What is needed:
Without the pictures, can you quote each line below exactly?

Collected material:
--- BEGIN ---

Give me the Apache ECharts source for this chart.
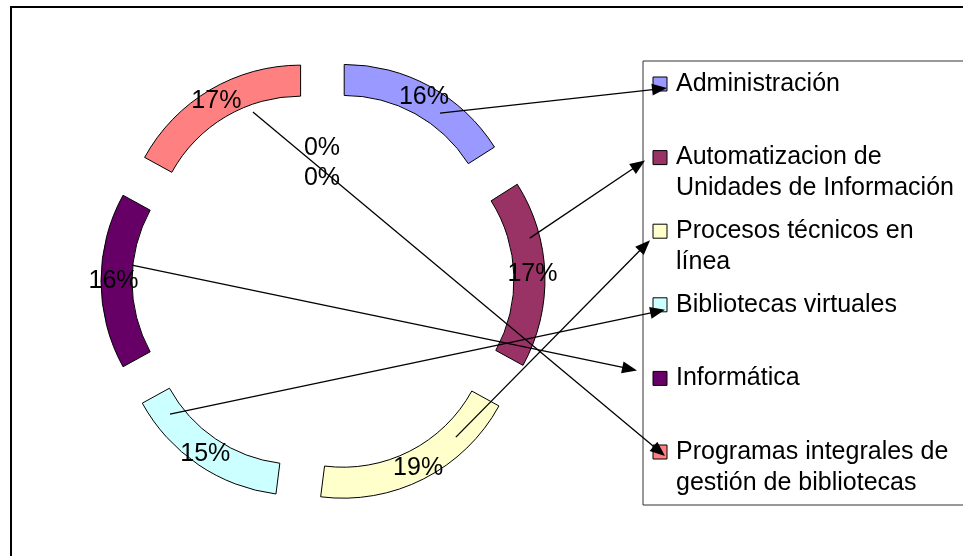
<!DOCTYPE html>
<html><head><meta charset="utf-8">
<script src="https://cdn.jsdelivr.net/npm/echarts@6/dist/echarts.min.js"></script>
<style>html,body{margin:0;padding:0;background:#fff}#c{width:963px;height:556px}</style>
</head><body><div id="c"></div>
<script>
// ---- data ----
const categories = ['Administración', 'Automatizacion de Unidades de Información', 'Procesos técnicos en línea', 'Bibliotecas virtuales', 'Informática', 'Programas integrales de gestión de bibliotecas'];
const legendLabels = ['Administración', 'Automatizacion de\nUnidades de Información', 'Procesos técnicos en\nlínea', 'Bibliotecas virtuales', 'Informática', 'Programas integrales de\ngestión de bibliotecas'];
const values = [16, 17, 19, 15, 16, 17];
const zeroLabels = ['0%', '0%'];
const colors = ['#9999FF', '#993366', '#FFFFCC', '#CCFFFF', '#660066', '#FF8080'];

// ---- layout / style ----
const FONT = "'Liberation Sans', Arial, sans-serif";
const FS = 25;
const CX = 323, CY = 281, R0 = 147, R1 = 178, OFFSET = 44;
const LEG = {x: 643, y: 61, w: 340, h: 444, markerX: 653, marker: 14, textX: 676, first: 23, step: 73.6, lh: 31};
// leader line anchors: [angle offset from slice bisector (deg), distance from exploded centre]
const anchors = [[7.7, 161], [-12.5, 168], [-17, 162.5], [18.8, 160.6], [6.2, 148], [10.6, 139.5]];
// arrow tip offsets relative to legend marker centre
const tips = [[7, 4], [-15, 3], [-10, 9], [5, 5], [-23, -8], [5, 4]];

const chart = echarts.init(document.getElementById('c'), null, {renderer: 'canvas'});

const total = values.reduce((a, b) => a + b, 0);
const graphic = [];
graphic.push({type: 'rect', z: 0, shape: {x: 11, y: 7, width: 980, height: 580}, style: {fill: 'none', stroke: '#000', lineWidth: 2}});
graphic.push({type: 'rect', z: 1, shape: {x: LEG.x, y: LEG.y, width: LEG.w, height: LEG.h}, style: {fill: '#fff', stroke: '#333', lineWidth: 1}});

let cum = 0;
values.forEach((v, i) => {
  const start = cum / total * 360, end = (cum + v) / total * 360;
  cum += v;
  const mid = (start + end) / 2;
  const rad = d => d * Math.PI / 180;
  const ecx = CX + OFFSET * Math.sin(rad(mid)), ecy = CY - OFFSET * Math.cos(rad(mid));
  const a = mid + anchors[i][0], rho = anchors[i][1];
  const sx = ecx + rho * Math.sin(rad(a)), sy = ecy - rho * Math.cos(rad(a));
  const my = LEG.y + LEG.first + i * LEG.step;
  const mcx = LEG.markerX + LEG.marker / 2;
  // legend entry
  graphic.push({type: 'rect', z: 5, shape: {x: LEG.markerX, y: my - LEG.marker / 2, width: LEG.marker, height: LEG.marker}, style: {fill: colors[i], stroke: '#000', lineWidth: 1}});
  graphic.push({type: 'text', z: 5, style: {text: legendLabels[i], x: LEG.textX, y: my - LEG.lh / 2, fill: '#000', font: FS + 'px ' + FONT, lineHeight: LEG.lh, verticalAlign: 'top', align: 'left'}});
  // arrow
  const tx = mcx + tips[i][0], ty = my + tips[i][1];
  const dx = tx - sx, dy = ty - sy, len = Math.hypot(dx, dy);
  const ux = dx / len, uy = dy / len, L = 15, W = 6;
  graphic.push({type: 'line', z: 20, shape: {x1: sx, y1: sy, x2: tx - ux * L * 0.8, y2: ty - uy * L * 0.8}, style: {stroke: '#000', lineWidth: 1.3}});
  graphic.push({type: 'polygon', z: 21, shape: {points: [[tx, ty], [tx - ux * L - uy * W, ty - uy * L + ux * W], [tx - ux * L + uy * W, ty - uy * L - ux * W]]}, style: {fill: '#000'}});
});
zeroLabels.forEach((t, k) => {
  graphic.push({type: 'text', z: 22, style: {text: t, x: CX - 1, y: CY - 133 + k * 30, fill: '#000', font: FS + 'px ' + FONT, align: 'center', verticalAlign: 'middle'}});
});

chart.setOption({
  animation: false,
  backgroundColor: '#fff',
  color: colors,
  series: [{
    type: 'pie',
    z: 2,
    center: [CX, CY],
    radius: [R0, R1],
    startAngle: 90,
    clockwise: true,
    selectedMode: 'multiple',
    selectedOffset: OFFSET,
    avoidLabelOverlap: false,
    percentPrecision: 0,
    itemStyle: {borderColor: '#000', borderWidth: 1},
    label: {show: true, position: 'inside', formatter: '{d}%', color: '#000', fontSize: FS, fontFamily: FONT},
    labelLine: {show: false},
    emphasis: {disabled: true},
    data: categories.map((c, i) => ({name: c, value: values[i], selected: true}))
  }],
  graphic: graphic
});
</script>
</body></html>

--- END ---

Exercise output:
Give me the Apache ECharts source for this chart.
<!DOCTYPE html>
<html><head><meta charset="utf-8">
<script src="https://cdn.jsdelivr.net/npm/echarts@6/dist/echarts.min.js"></script>
<style>html,body{margin:0;padding:0;background:#fff}#c{width:963px;height:556px}</style>
</head><body><div id="c"></div>
<script>
// ---- data ----
const categories = ['Administración', 'Automatizacion de Unidades de Información', 'Procesos técnicos en línea', 'Bibliotecas virtuales', 'Informática', 'Programas integrales de gestión de bibliotecas'];
const legendLabels = ['Administración', 'Automatizacion de\nUnidades de Información', 'Procesos técnicos en\nlínea', 'Bibliotecas virtuales', 'Informática', 'Programas integrales de\ngestión de bibliotecas'];
const values = [16, 17, 19, 15, 16, 17];
const zeroLabels = ['0%', '0%'];
const colors = ['#9999FF', '#993366', '#FFFFCC', '#CCFFFF', '#660066', '#FF8080'];

// ---- layout / style ----
const FONT = "'Liberation Sans', Arial, sans-serif";
const FS = 25;
const CX = 323, CY = 281, R0 = 147, R1 = 178, OFFSET = 44;
const LEG = {x: 643, y: 61, w: 340, h: 444, markerX: 653, marker: 14, textX: 676, first: 23, step: 73.6, lh: 31};
// leader line anchors: [angle offset from slice bisector (deg), distance from exploded centre]
const anchors = [[7.7, 161], [-12.5, 168], [-17, 162.5], [18.8, 160.6], [6.2, 148], [10.6, 139.5]];
// arrow tip offsets relative to legend marker centre
const tips = [[7, 4], [-15, 3], [-10, 9], [5, 5], [-23, -8], [5, 4]];

const chart = echarts.init(document.getElementById('c'), null, {renderer: 'canvas'});

const total = values.reduce((a, b) => a + b, 0);
const graphic = [];
graphic.push({type: 'rect', z: 0, shape: {x: 11, y: 7, width: 980, height: 580}, style: {fill: 'none', stroke: '#000', lineWidth: 2}});
graphic.push({type: 'rect', z: 1, shape: {x: LEG.x, y: LEG.y, width: LEG.w, height: LEG.h}, style: {fill: '#fff', stroke: '#333', lineWidth: 1}});

let cum = 0;
values.forEach((v, i) => {
  const start = cum / total * 360, end = (cum + v) / total * 360;
  cum += v;
  const mid = (start + end) / 2;
  const rad = d => d * Math.PI / 180;
  const ecx = CX + OFFSET * Math.sin(rad(mid)), ecy = CY - OFFSET * Math.cos(rad(mid));
  const a = mid + anchors[i][0], rho = anchors[i][1];
  const sx = ecx + rho * Math.sin(rad(a)), sy = ecy - rho * Math.cos(rad(a));
  const my = LEG.y + LEG.first + i * LEG.step;
  const mcx = LEG.markerX + LEG.marker / 2;
  // legend entry
  graphic.push({type: 'rect', z: 5, shape: {x: LEG.markerX, y: my - LEG.marker / 2, width: LEG.marker, height: LEG.marker}, style: {fill: colors[i], stroke: '#000', lineWidth: 1}});
  graphic.push({type: 'text', z: 5, style: {text: legendLabels[i], x: LEG.textX, y: my - LEG.lh / 2, fill: '#000', font: FS + 'px ' + FONT, lineHeight: LEG.lh, verticalAlign: 'top', align: 'left'}});
  // arrow
  const tx = mcx + tips[i][0], ty = my + tips[i][1];
  const dx = tx - sx, dy = ty - sy, len = Math.hypot(dx, dy);
  const ux = dx / len, uy = dy / len, L = 15, W = 6;
  graphic.push({type: 'line', z: 20, shape: {x1: sx, y1: sy, x2: tx - ux * L * 0.8, y2: ty - uy * L * 0.8}, style: {stroke: '#000', lineWidth: 1.3}});
  graphic.push({type: 'polygon', z: 21, shape: {points: [[tx, ty], [tx - ux * L - uy * W, ty - uy * L + ux * W], [tx - ux * L + uy * W, ty - uy * L - ux * W]]}, style: {fill: '#000'}});
});
zeroLabels.forEach((t, k) => {
  graphic.push({type: 'text', z: 22, style: {text: t, x: CX - 1, y: CY - 133 + k * 30, fill: '#000', font: FS + 'px ' + FONT, align: 'center', verticalAlign: 'middle'}});
});

chart.setOption({
  animation: false,
  backgroundColor: '#fff',
  color: colors,
  series: [{
    type: 'pie',
    z: 2,
    center: [CX, CY],
    radius: [R0, R1],
    startAngle: 90,
    clockwise: true,
    selectedMode: 'multiple',
    selectedOffset: OFFSET,
    avoidLabelOverlap: false,
    percentPrecision: 0,
    itemStyle: {borderColor: '#000', borderWidth: 1},
    label: {show: true, position: 'inside', formatter: '{d}%', color: '#000', fontSize: FS, fontFamily: FONT},
    labelLine: {show: false},
    emphasis: {disabled: true},
    data: categories.map((c, i) => ({name: c, value: values[i], selected: true}))
  }],
  graphic: graphic
});
</script>
</body></html>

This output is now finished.